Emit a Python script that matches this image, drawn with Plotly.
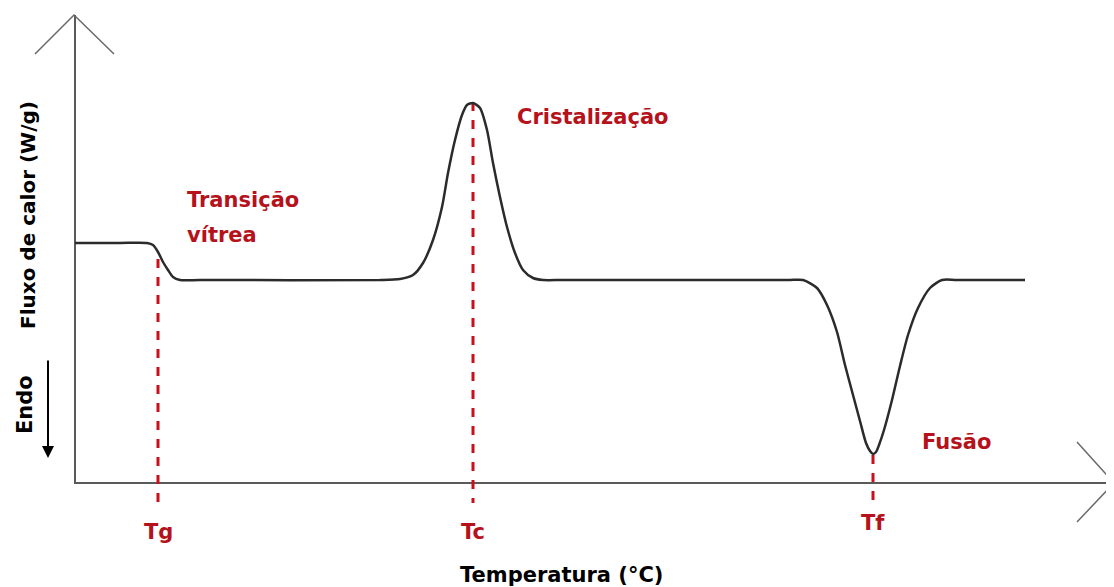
import plotly.graph_objects as go

# DSC curve (temperature and heat flow in arbitrary units)
temperatura = [0.0, 4.5, 7.2, 7.8, 8.3, 8.8, 9.3, 9.8, 10.5, 12.5, 30.5, 32.5, 33.8, 34.8,
               35.8, 36.7, 37.3, 38.0, 38.7, 39.2, 39.8, 40.5, 41.2, 41.8, 42.5, 43.2, 44.0,
               44.8, 45.8, 46.8, 48.8, 69.5, 71.5, 72.8, 74.2, 75.2, 76.2, 77.0, 77.8, 78.5,
               79.1, 79.5, 79.8, 80.1, 80.4, 80.9, 81.7, 82.5, 83.3, 84.3, 85.5, 86.7, 88.2, 95.0]
fluxo = [24.0, 24.0, 24.0, 23.8, 23.1, 22.1, 21.3, 20.6, 20.3, 20.3, 20.3, 20.4, 20.8, 22.0,
         24.3, 27.6, 31.0, 34.3, 36.8, 37.8, 38.0, 37.5, 35.3, 32.0, 28.6, 25.6, 23.0,
         21.3, 20.5, 20.3, 20.3, 20.3, 20.3, 20.3, 19.5, 17.8, 15.1, 11.8, 8.8, 6.2,
         4.0, 3.2, 2.9, 3.1, 3.8, 5.3, 8.3, 11.7, 14.8, 17.5, 19.5, 20.3, 20.3, 20.3]

# characteristic temperatures
marcas = ["Tg", "Tc", "Tf"]
marcas_t = [8.3, 39.8, 79.8]
marcas_f = [22.4, 38.1, 2.8]
marcas_rotulo_f = [-4.9, -4.9, -4.0]

eventos = ["Transição", "vítrea", "Cristalização", "Fusão"]
eventos_t = [11.0, 11.0, 44.0, 84.5]
eventos_f = [28.3, 24.8, 36.6, 4.1]

RED = "#b5121b"
DASH = "#c8101c"
FONT = "DejaVu Sans"

fig = go.Figure()

# axes with open arrow heads
fig.add_trace(go.Scatter(x=[0, 0, 103.9], y=[46.8, 0, 0], mode="lines",
                         line=dict(color="#5a5a5a", width=2), hoverinfo="skip"))
fig.add_trace(go.Scatter(x=[-4.0, -0.1, 3.9], y=[42.9, 46.8, 42.9], mode="lines",
                         line=dict(color="#6a6a6a", width=1.5), hoverinfo="skip"))
fig.add_trace(go.Scatter(x=[100.2, 103.9, 100.2], y=[4.1, 0, -3.9], mode="lines",
                         line=dict(color="#6a6a6a", width=1.5), hoverinfo="skip"))

# dashed markers
for t, f in zip(marcas_t, marcas_f):
    fig.add_trace(go.Scatter(x=[t, t], y=[f, -2.0], mode="lines",
                             line=dict(color=DASH, width=3, dash="dash"), hoverinfo="skip"))

# curve
fig.add_trace(go.Scatter(x=temperatura, y=fluxo, mode="lines",
                         line=dict(color="#2b2b2b", width=2.5, shape="spline", smoothing=0.7)))

for nome, t, f in zip(marcas, marcas_t, marcas_rotulo_f):
    fig.add_annotation(x=t, y=f, text=f"<b>{nome}</b>",
                       showarrow=False, font=dict(family=FONT, size=21, color=RED))

for nome, t, f in zip(eventos, eventos_t, eventos_f):
    fig.add_annotation(x=t, y=f, text=f"<b>{nome}</b>", xanchor="left", showarrow=False,
                       font=dict(family=FONT, size=21, color=RED))

fig.add_annotation(x=-4.7, y=26.8, text="<b>Fluxo de calor (W/g)</b>", textangle=-90,
                   showarrow=False, font=dict(family=FONT, size=20, color="black"))
fig.add_annotation(x=-5.0, y=7.8, text="<b>Endo</b>", textangle=-90,
                   showarrow=False, font=dict(family=FONT, size=21, color="black"))
fig.add_annotation(x=-2.7, y=2.5, ax=-2.7, ay=12.4, axref="x", ayref="y", text="",
                   showarrow=True, arrowhead=2, arrowsize=1.2, arrowwidth=2, arrowcolor="black")
fig.add_annotation(x=48.6, y=-9.2, text="<b>Temperatura (°C)</b>", showarrow=False,
                   font=dict(family=FONT, size=21, color="black"))

# page body has an 8px margin, so the figure is sized to the remaining area
fig.update_layout(
    width=1106, height=579, autosize=False,
    margin=dict(l=0, r=0, t=0, b=0),
    paper_bgcolor="white", plot_bgcolor="white",
    showlegend=False,
    xaxis=dict(range=[-6.7, 103.9], visible=False, fixedrange=True),
    yaxis=dict(range=[-10.4, 47.5], visible=False, fixedrange=True),
)

fig.write_html("out.html")
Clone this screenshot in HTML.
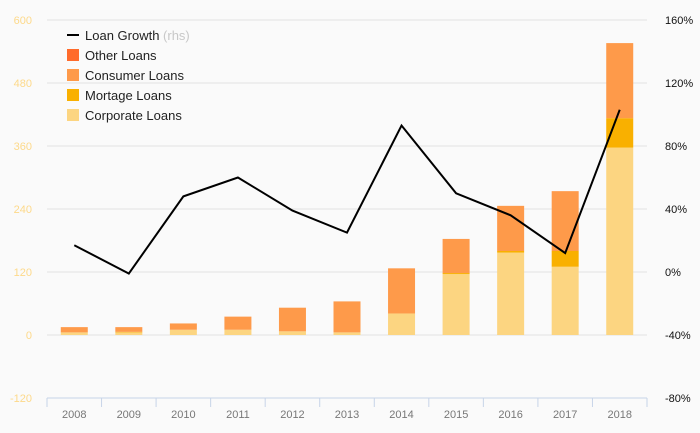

-=-=-

◆ **WHAT TO WORK ON**: Write out the listing above exactly as it stands, pictures excluded.

◆ **TASK RESULT**:
Emit a Python script that matches this image, drawn with Plotly.
import plotly.graph_objects as go

# DSC curve (temperature and heat flow in arbitrary units)
temperatura = [0.0, 4.5, 7.2, 7.8, 8.3, 8.8, 9.3, 9.8, 10.5, 12.5, 30.5, 32.5, 33.8, 34.8,
               35.8, 36.7, 37.3, 38.0, 38.7, 39.2, 39.8, 40.5, 41.2, 41.8, 42.5, 43.2, 44.0,
               44.8, 45.8, 46.8, 48.8, 69.5, 71.5, 72.8, 74.2, 75.2, 76.2, 77.0, 77.8, 78.5,
               79.1, 79.5, 79.8, 80.1, 80.4, 80.9, 81.7, 82.5, 83.3, 84.3, 85.5, 86.7, 88.2, 95.0]
fluxo = [24.0, 24.0, 24.0, 23.8, 23.1, 22.1, 21.3, 20.6, 20.3, 20.3, 20.3, 20.4, 20.8, 22.0,
         24.3, 27.6, 31.0, 34.3, 36.8, 37.8, 38.0, 37.5, 35.3, 32.0, 28.6, 25.6, 23.0,
         21.3, 20.5, 20.3, 20.3, 20.3, 20.3, 20.3, 19.5, 17.8, 15.1, 11.8, 8.8, 6.2,
         4.0, 3.2, 2.9, 3.1, 3.8, 5.3, 8.3, 11.7, 14.8, 17.5, 19.5, 20.3, 20.3, 20.3]

# characteristic temperatures
marcas = ["Tg", "Tc", "Tf"]
marcas_t = [8.3, 39.8, 79.8]
marcas_f = [22.4, 38.1, 2.8]
marcas_rotulo_f = [-4.9, -4.9, -4.0]

eventos = ["Transição", "vítrea", "Cristalização", "Fusão"]
eventos_t = [11.0, 11.0, 44.0, 84.5]
eventos_f = [28.3, 24.8, 36.6, 4.1]

RED = "#b5121b"
DASH = "#c8101c"
FONT = "DejaVu Sans"

fig = go.Figure()

# axes with open arrow heads
fig.add_trace(go.Scatter(x=[0, 0, 103.9], y=[46.8, 0, 0], mode="lines",
                         line=dict(color="#5a5a5a", width=2), hoverinfo="skip"))
fig.add_trace(go.Scatter(x=[-4.0, -0.1, 3.9], y=[42.9, 46.8, 42.9], mode="lines",
                         line=dict(color="#6a6a6a", width=1.5), hoverinfo="skip"))
fig.add_trace(go.Scatter(x=[100.2, 103.9, 100.2], y=[4.1, 0, -3.9], mode="lines",
                         line=dict(color="#6a6a6a", width=1.5), hoverinfo="skip"))

# dashed markers
for t, f in zip(marcas_t, marcas_f):
    fig.add_trace(go.Scatter(x=[t, t], y=[f, -2.0], mode="lines",
                             line=dict(color=DASH, width=3, dash="dash"), hoverinfo="skip"))

# curve
fig.add_trace(go.Scatter(x=temperatura, y=fluxo, mode="lines",
                         line=dict(color="#2b2b2b", width=2.5, shape="spline", smoothing=0.7)))

for nome, t, f in zip(marcas, marcas_t, marcas_rotulo_f):
    fig.add_annotation(x=t, y=f, text=f"<b>{nome}</b>",
                       showarrow=False, font=dict(family=FONT, size=21, color=RED))

for nome, t, f in zip(eventos, eventos_t, eventos_f):
    fig.add_annotation(x=t, y=f, text=f"<b>{nome}</b>", xanchor="left", showarrow=False,
                       font=dict(family=FONT, size=21, color=RED))

fig.add_annotation(x=-4.7, y=26.8, text="<b>Fluxo de calor (W/g)</b>", textangle=-90,
                   showarrow=False, font=dict(family=FONT, size=20, color="black"))
fig.add_annotation(x=-5.0, y=7.8, text="<b>Endo</b>", textangle=-90,
                   showarrow=False, font=dict(family=FONT, size=21, color="black"))
fig.add_annotation(x=-2.7, y=2.5, ax=-2.7, ay=12.4, axref="x", ayref="y", text="",
                   showarrow=True, arrowhead=2, arrowsize=1.2, arrowwidth=2, arrowcolor="black")
fig.add_annotation(x=48.6, y=-9.2, text="<b>Temperatura (°C)</b>", showarrow=False,
                   font=dict(family=FONT, size=21, color="black"))

# page body has an 8px margin, so the figure is sized to the remaining area
fig.update_layout(
    width=1106, height=579, autosize=False,
    margin=dict(l=0, r=0, t=0, b=0),
    paper_bgcolor="white", plot_bgcolor="white",
    showlegend=False,
    xaxis=dict(range=[-6.7, 103.9], visible=False, fixedrange=True),
    yaxis=dict(range=[-10.4, 47.5], visible=False, fixedrange=True),
)

fig.write_html("out.html")
Clone this screenshot in HTML.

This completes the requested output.